The first day at work on a new job can be an awkward experience. “Am I parking in the right spot?” “How will I get along with my new co-workers?” “Where are the restrooms?” “What time is lunch?” Those are just a few of the questions that confound new employees on their first day, and it’s no different for Texans recent draft picks and first-year free agents.

The Texans recently held their two-day rookie mini-camp, which is essentially a welcome-to-the-NFL orientation for first-year players.

Head coach Bill O’Brien discussed the ABCs of what goes on in rookie mini-camp.

“We talk to them,” O’Brien said. “First of all, I don’t believe there are any weak NFL teams. I think every week is a dogfight in this league, and I have said that to you guys now going on five years. It is a brutal league when it comes to the competition and the coaching and the playing on both sides of the ball.

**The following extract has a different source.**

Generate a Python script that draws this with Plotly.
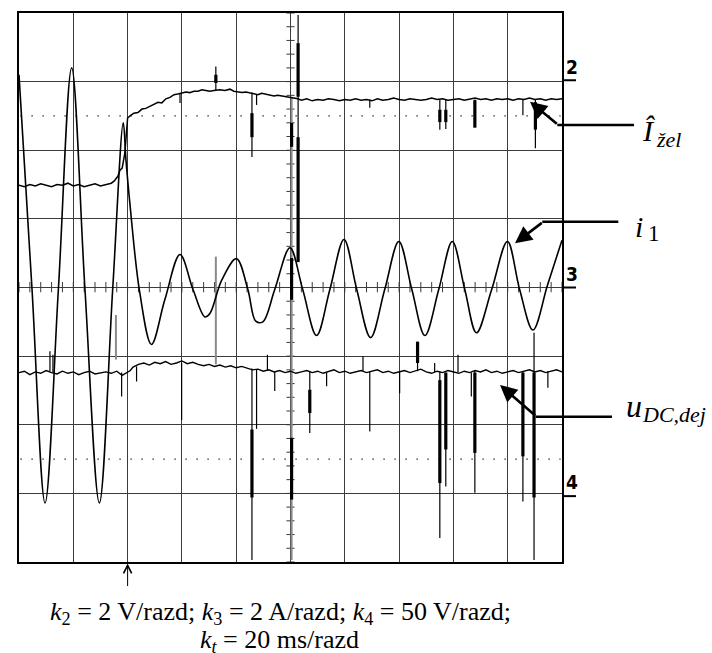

“One of the things that you have to educate rookies on is how fast can they get used to the challenges that this league presents, whether it’s in the weight room or training room and taking care of their bodies. In the meeting room [they must be able] to take that information and play at a high level at their positions out on the field,” he said.

“I think that is a big thing that you try to educate them on – show them tape on it, walk through it and then obviously, do it. The guys that really meet that challenge the fastest are usually the guys that have the most success.”

Whether rookies come from major universities of played in smaller conferences, the largest adjustment first-year players have to make is the mental requirements of the game.

“The biggest jump initially is the mental side of it, the ability to process information and take that information out to the practice field,” O’Brien said. “This weekend is a weekend where we give them a lot of information, so they have to figure out how to take notes on certain things and listen to other things.”

The Texans top pick (68thoverall), safety Justin Reid, outlined his rookie mini-camp experience and what he hoped to accomplish.

“This weekend is just getting with the guys, getting with my coach [Anthony Midget], learning as much as I can, soaking up as much information as I can and really getting the playbook and getting involved with the team,” Reid said.

“I want to impress them with the energy that I bring. I want to impress them with my due diligence with how hard I’ve been reviewing the playbook, how much I know, how I can learn quickly and how I can provide an impact early on.”

For fourth-round selection (103rdoverall) Texas Tech receiver Keke Coutee, who operated in a spread offense at Lubbock, the Texans offensive playbook is a brand new world.

“The system is completely different, the roster completely different,” Coutee said. “This is like a new world to me. I’m taking it all in and just trying to process it all. It’s different at every level, so it’s a little difficult right now. I’m still learning.”

Time will tell how many players from the group actually make the 53-man roster or the practice squad. Nevertheless they’ll always have their mini-camp experience. Welcome to the National Football League.